Et ces souffrances du peuple anglais, le peuple allemand les connaît ; car chaque jour la R. A. F. étend son champ d’action. La semaine dernière, Hambourg a reçu en une nuit jusqu’à 2.000 bombes. Toutes les nuits, les principaux centres industriels de l’Allemagne sont l’objet de bombardements incendiaires et la capitale elle-même est en état d’alerte permanent. Bien plus, les gros bombardiers anglais vont jusqu’à survoler les villes de l’Allemagne du Sud et de l’Est, comme Munich et Dresde, couvrant ainsi plus de deux mille kilomètres de vol.
Ces destructions sauvages, poursuivies sans arrêt, jour et nuit, peuvent-elles longtemps encore continuer ?
Cela dépend de deux choses, les possibilités de constructions aéronautiques des pays en guerre, et le degré de résistance des populations bombardées.

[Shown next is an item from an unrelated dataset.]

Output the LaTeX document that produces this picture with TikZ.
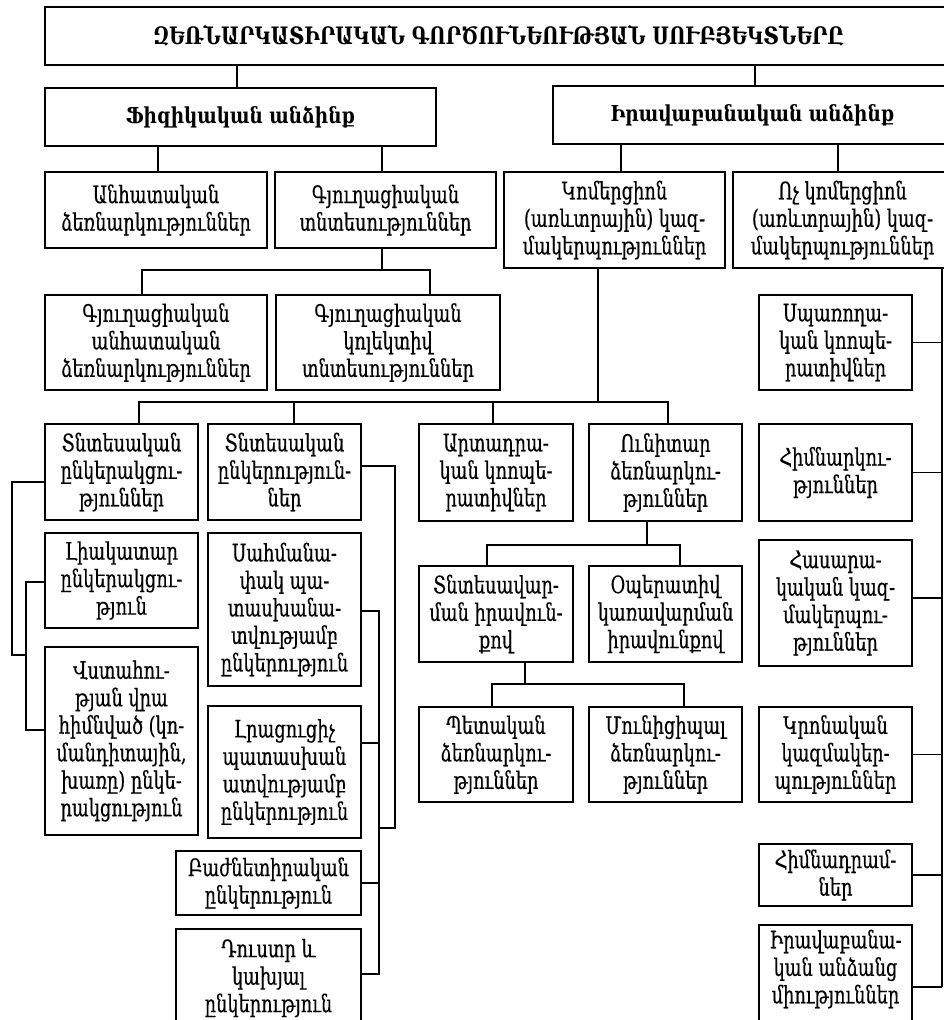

On connaît l’étendue de la puissance industrielle allemande, toute, depuis des années, au service des constructions de guerre ; elle s’est accrue des ressources trouvées dans les territoires occupées.
L’Angleterre ajoute à ses moyens propres qui sont grands, toute l’aide des Dominions, le Canada en tête, et des États-Unis.
Si ces ressources des deux principaux belligérants s’équilibraient, resterait en ligne de compte la résistance morale des nations engagées dans la lutte.